Infatti, la nostra regione non compare fra le prime venti province italiane per valore assoluto delle imprese che hanno effettuato eco-investimenti nel periodo 2029-2022 o investimenti nel 2023 su prodotti e tecnologie green (dati Symbola 2024; prima provincia è Milano, ventesima Modena).
Non va meglio nella graduatoria regionale che vede il Friuli Venezia Giulia al 16 posto su 20 regioni per la numerosità di imprese che hanno effettuato eco-investimenti sempre dal 2029 al 2022 (sempre fonte Unioncamere) e siamo solo 13esimi nella graduatoria regionale secondo la numerosità assoluta di contratti relativi al greenjobs la cui attivazione è prevista nel 2023 con 40.670 contratti, prima regione è la Lombardia con 440mila contratti. Un sistema economico funziona anche grazie – abbiamo visto – agli impieghi energetici, quindi.
E il parametro è quello segnato dal consumo totale di energia utilizzata dalle stesse attività economiche e dalla famiglie per attività sia produzione che di consumo. Diventa pertanto indispensabile avviare un piano regionale aggiornato al fabbisogno di energia, favorendo le installazioni di energia green, fotovoltaico in primis. Proprio su questo ultimo punto, recentemente, in regione si sta assistendo a una duplice posizione: da un lato un forte stop da parte di alcuni comitati spalleggiate da forze politiche anche marginali a nuovi campi fotovoltaici che demonizzano anche installazioni di agrivoltaico anche se già ampiamente utilizzati nel mondo e anche in Italia e dall’altra si fa strada – con l’avvallo della stessa Regione – a ipotesi di avvio di studi e realizzazioni di mini-centrali nucleari di nuove generazione su cui dobbiamo fare tutti una seria riflessione propositiva e non di chiusura.
Una forbice che deve trovare un punto di incontro e soluzione che al momento dovrebbe trovare con precedenza la strada delle energie cosiddette rinnovabili, ampiamente sperimentate, ecologiche, sicure, convenienti e del tutto compatibili con l’ambiente anche antropizzato.
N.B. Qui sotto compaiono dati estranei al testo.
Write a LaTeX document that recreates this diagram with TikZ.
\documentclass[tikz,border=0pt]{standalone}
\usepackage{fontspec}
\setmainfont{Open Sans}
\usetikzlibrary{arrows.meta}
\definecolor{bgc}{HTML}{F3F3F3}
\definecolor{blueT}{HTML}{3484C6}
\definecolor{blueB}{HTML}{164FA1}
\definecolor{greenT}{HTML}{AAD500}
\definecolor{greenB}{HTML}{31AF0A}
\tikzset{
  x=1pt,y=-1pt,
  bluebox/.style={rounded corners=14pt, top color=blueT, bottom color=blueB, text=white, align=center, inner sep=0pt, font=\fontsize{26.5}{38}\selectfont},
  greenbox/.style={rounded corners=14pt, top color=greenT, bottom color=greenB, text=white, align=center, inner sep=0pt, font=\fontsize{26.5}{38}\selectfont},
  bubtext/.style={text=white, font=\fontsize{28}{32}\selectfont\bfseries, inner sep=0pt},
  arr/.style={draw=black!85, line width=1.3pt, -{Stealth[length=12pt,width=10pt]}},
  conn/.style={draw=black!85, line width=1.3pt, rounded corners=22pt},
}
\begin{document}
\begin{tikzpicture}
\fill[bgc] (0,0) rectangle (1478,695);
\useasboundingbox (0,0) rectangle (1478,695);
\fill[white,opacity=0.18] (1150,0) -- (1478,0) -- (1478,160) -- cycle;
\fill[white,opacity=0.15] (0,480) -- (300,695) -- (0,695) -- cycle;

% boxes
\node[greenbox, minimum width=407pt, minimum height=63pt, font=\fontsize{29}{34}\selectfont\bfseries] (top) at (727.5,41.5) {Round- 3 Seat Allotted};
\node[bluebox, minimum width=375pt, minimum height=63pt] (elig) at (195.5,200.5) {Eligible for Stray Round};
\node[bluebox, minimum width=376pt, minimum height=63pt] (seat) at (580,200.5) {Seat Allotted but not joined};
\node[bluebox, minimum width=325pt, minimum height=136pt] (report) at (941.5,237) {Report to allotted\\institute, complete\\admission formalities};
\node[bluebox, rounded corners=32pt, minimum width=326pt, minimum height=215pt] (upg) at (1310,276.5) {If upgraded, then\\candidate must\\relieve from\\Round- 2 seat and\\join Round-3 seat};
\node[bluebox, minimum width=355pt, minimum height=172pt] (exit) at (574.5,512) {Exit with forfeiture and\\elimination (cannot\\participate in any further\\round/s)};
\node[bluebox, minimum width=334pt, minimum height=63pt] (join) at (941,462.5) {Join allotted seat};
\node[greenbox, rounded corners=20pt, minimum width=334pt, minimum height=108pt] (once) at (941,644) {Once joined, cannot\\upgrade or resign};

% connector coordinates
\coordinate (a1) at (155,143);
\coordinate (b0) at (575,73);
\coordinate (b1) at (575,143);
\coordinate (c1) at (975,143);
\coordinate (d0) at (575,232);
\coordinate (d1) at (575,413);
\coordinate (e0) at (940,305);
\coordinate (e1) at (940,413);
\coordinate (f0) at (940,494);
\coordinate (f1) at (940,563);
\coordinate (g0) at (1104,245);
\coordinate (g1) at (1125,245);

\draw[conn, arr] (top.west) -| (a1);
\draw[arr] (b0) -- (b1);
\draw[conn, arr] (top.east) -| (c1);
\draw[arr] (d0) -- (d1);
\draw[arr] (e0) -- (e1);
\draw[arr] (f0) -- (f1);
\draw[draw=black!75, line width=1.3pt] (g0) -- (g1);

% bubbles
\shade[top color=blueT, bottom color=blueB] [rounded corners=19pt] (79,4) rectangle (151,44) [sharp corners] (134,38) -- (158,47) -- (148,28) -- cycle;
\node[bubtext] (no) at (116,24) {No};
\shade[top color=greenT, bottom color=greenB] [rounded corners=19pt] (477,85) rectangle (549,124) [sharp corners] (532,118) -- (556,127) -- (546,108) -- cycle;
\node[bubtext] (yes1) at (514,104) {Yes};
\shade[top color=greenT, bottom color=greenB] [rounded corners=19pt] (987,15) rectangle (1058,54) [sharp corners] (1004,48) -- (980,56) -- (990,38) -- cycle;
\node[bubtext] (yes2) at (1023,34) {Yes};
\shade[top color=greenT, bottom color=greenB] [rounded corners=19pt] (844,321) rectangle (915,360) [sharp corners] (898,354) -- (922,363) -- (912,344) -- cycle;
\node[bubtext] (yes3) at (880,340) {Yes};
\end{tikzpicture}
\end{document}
Il tutto con una attenta valutazione dell’uso dell’energia nucleare (a fissione e a fusione) chiarendo anche se, e in quale orizzonte temporale, possa essere considerata come energia verde.
Il Friuli Venezia Giulia è una regione ad alto consumo energivoro per la sue realtà industriali che devono assicurare lo sviluppo del Pil regionale e che, quindi, devono avere un canale privilegiato per la fornitura di energia elettrica. Questo serve anche come punto di attrattività per nuovi insediamenti produttivi con possibili investimenti che potrebbero trovare in questa regione un motivo di approdo. Gli attuali campi fotovoltaici in progettazione e in via di approvazione devono essere un fiore all’occhiello – accanto ad altre forme di produzione di energia pulita – per l’intero Nordest.
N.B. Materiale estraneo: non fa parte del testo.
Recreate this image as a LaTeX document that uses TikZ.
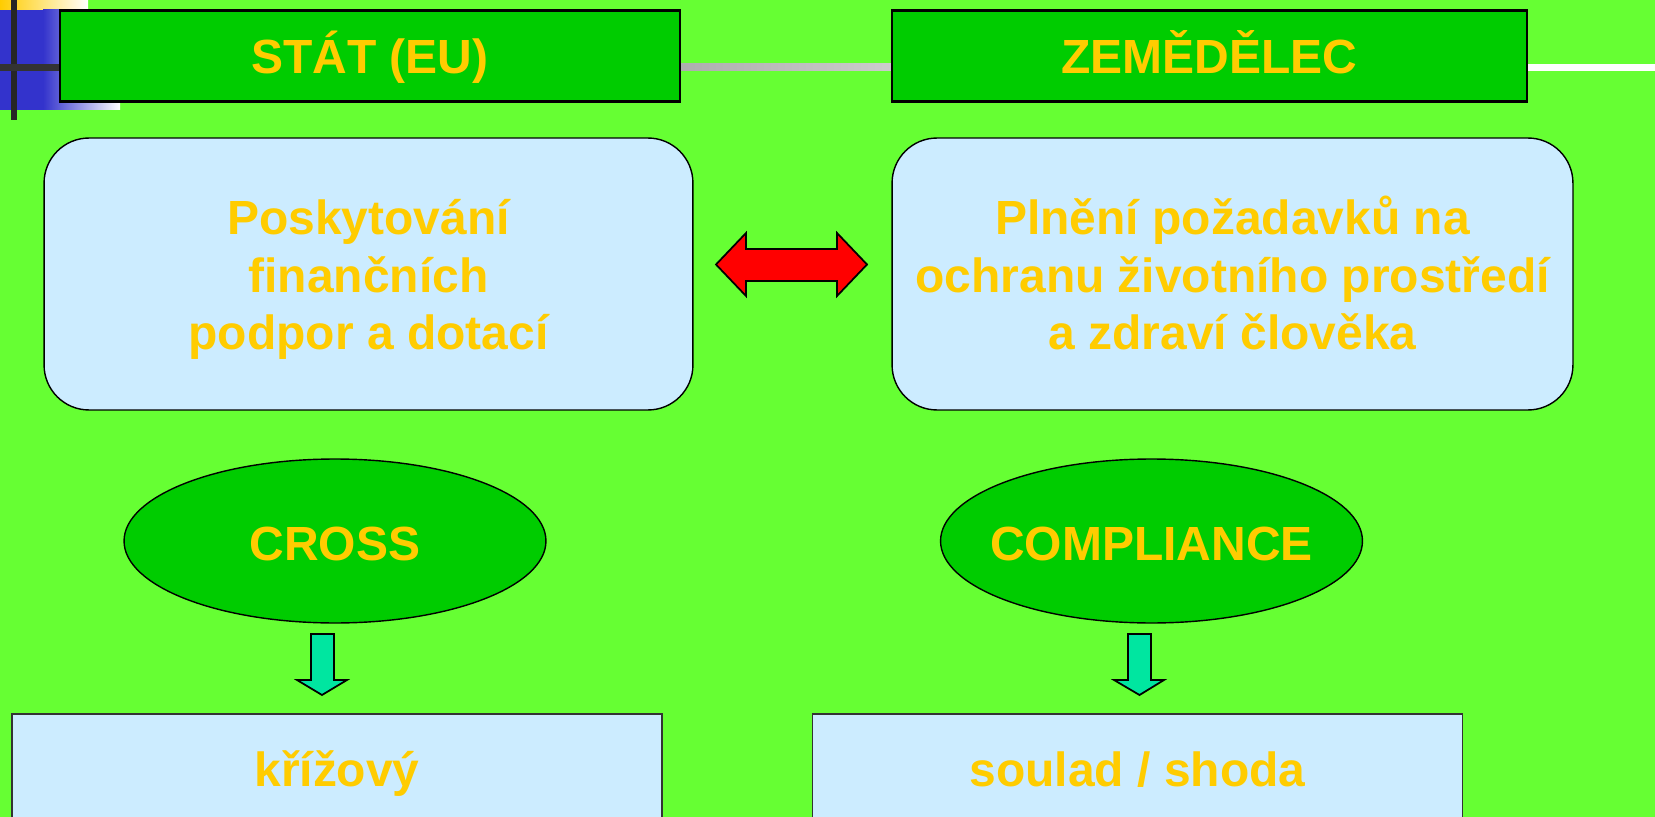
\documentclass[tikz,border=0pt]{standalone}
\usepackage{fontspec}
\setmainfont{Liberation Sans}
\usetikzlibrary{shapes.geometric}
\definecolor{slidegreen}{HTML}{66FF33}
\definecolor{headgreen}{HTML}{00CC00}
\definecolor{textyellow}{HTML}{FFCC00}
\definecolor{paleblue}{HTML}{CCECFF}
\definecolor{decoblue}{HTML}{3333CC}
\definecolor{arrowteal}{HTML}{00E6A0}
\begin{document}
\begin{tikzpicture}[x=0.02cm, y=-0.02cm,
  every node/.style={font=\fontsize{27.3}{33}\selectfont\bfseries, text=textyellow, align=center},
  headbox/.style={draw=black, line width=1.2pt, fill=headgreen, minimum height=1.82cm, text height=0.72cm, text depth=0pt},
  infobox/.style={draw=black, line width=0.8pt, fill=paleblue, rounded corners=0.9cm, minimum height=5.44cm, text height=3.04cm, text depth=0pt},
  oval/.style={ellipse, draw=black, line width=0.8pt, fill=headgreen, inner sep=0pt, minimum width=8.44cm, minimum height=3.28cm, text height=0.76cm, text depth=0pt},
  lowbox/.style={draw=black!80, line width=0.9pt, fill=paleblue, minimum width=13cm, minimum height=2.14cm, text height=0.76cm, text depth=0pt}]
\useasboundingbox (0,0) rectangle (1655,817);
\clip (0,0) rectangle (1655,817);
\fill[slidegreen] (0,0) rectangle (1655,817);

% Corner decoration
\shade[left color=textyellow, right color=white] (0,0) rectangle (88,10);
\fill[decoblue] (0,10) rectangle (43,110);
\shade[left color=decoblue, right color=white] (43,10) rectangle (120,110);
\fill[black!85] (11,0) rectangle (17,120);
\fill[black!80] (0,64) rectangle (60,71);

% Lines between the headers
\shade[left color=black!32, right color=black!20] (680,64) rectangle (892,71);
\fill[white] (1527,64) rectangle (1655,71);

% Headers
\node[headbox, minimum width=12.4cm] (stat) at (370,56) {STÁT (EU)};
\node[headbox, minimum width=12.7cm] (zemedelec) at (1209.5,56) {ZEMĚDĚLEC};

% Rounded boxes
\node[infobox, minimum width=12.98cm] (podpory) at (368.5,274) {Poskytování\\finančních\\podpor a dotací};
\node[infobox, minimum width=13.62cm] (pozadavky) at (1232.5,274) {Plnění požadavků na\\ochranu životního prostředí\\a zdraví člověka};

% Double arrow
\draw[fill=red, line width=1pt, line join=miter] (716,264.5) -- (746,233) -- (746,249) -- (837,249) -- (837,233)
  -- (867,264.5) -- (837,296) -- (837,281) -- (746,281) -- (746,296) -- cycle;

% Ovals
\node[oval] (cross) at (335,541) {\makebox[0pt]{CROSS}};
\node[oval] (compliance) at (1151.5,541) {\makebox[0pt]{COMPLIANCE}};

% Down arrows
\draw[fill=arrowteal, line width=1pt] (311,634) -- (334,634) -- (334,680) -- (347,680) -- (322,695)
  -- (297,680) -- (311,680) -- cycle;
\draw[fill=arrowteal, line width=1pt] (1128,634) -- (1151,634) -- (1151,680) -- (1164,680) -- (1139.5,695)
  -- (1114,680) -- (1128,680) -- cycle;

% Bottom boxes
\node[lowbox] (krizovy) at (337,767.5) {křížový};
\node[lowbox] (soulad) at (1137.5,767.5) {soulad / shoda};
\end{tikzpicture}
\end{document}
Ostacolare la loro realizzazione porta a una ipotesi di impoverimento energetico a danno di imprese e famiglie. Ecco che, pertanto, laddove sia possibile – come già attuato – il completamento dei parchi fotovoltaici vanno integrati da soluzioni di agrivoltaico, favorendo lo sviluppo di attività agricole che oggi soffrono di sbocchi di mercato e produzione a tutto favore del loro mantenimento e sviluppo.
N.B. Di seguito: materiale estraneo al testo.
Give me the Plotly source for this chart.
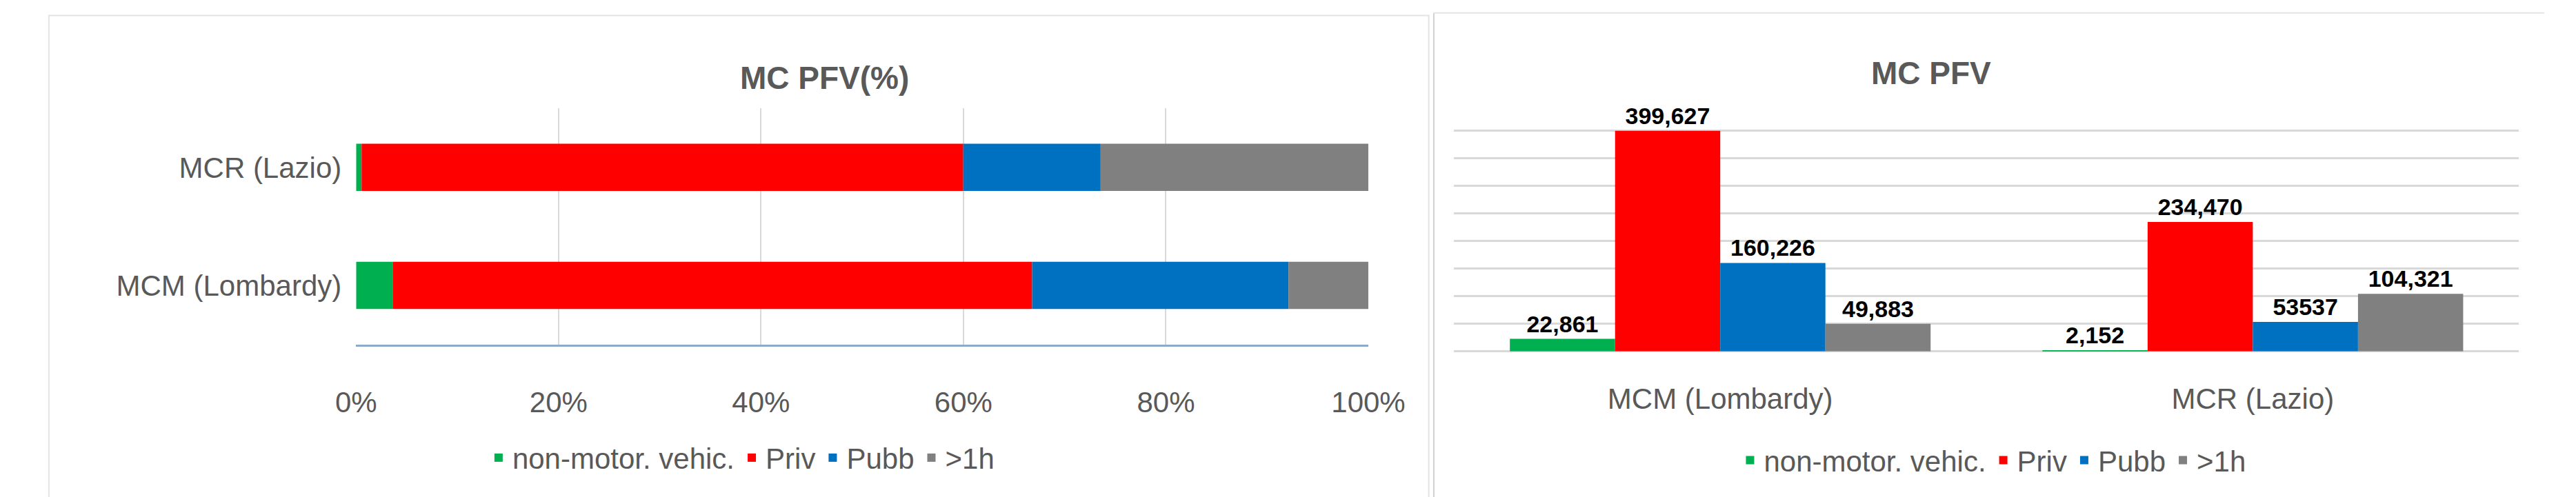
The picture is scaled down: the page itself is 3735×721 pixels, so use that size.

Il tutto in attesa di nuove soluzioni che, al momento, sono solo studi e oggetto di ricerca (atomo pulito) che vanno sviluppati per una loro attuazione possibile. A livello territoriale in tutto il Nordest la crescita delle attivazioni di greenjobs sono pari al 34,8 per cento, una percentuale che deve crescere se si vuole stare al passo di un futuro che deve dare ulteriore sviluppo al greenjobs e alla fame di energia”.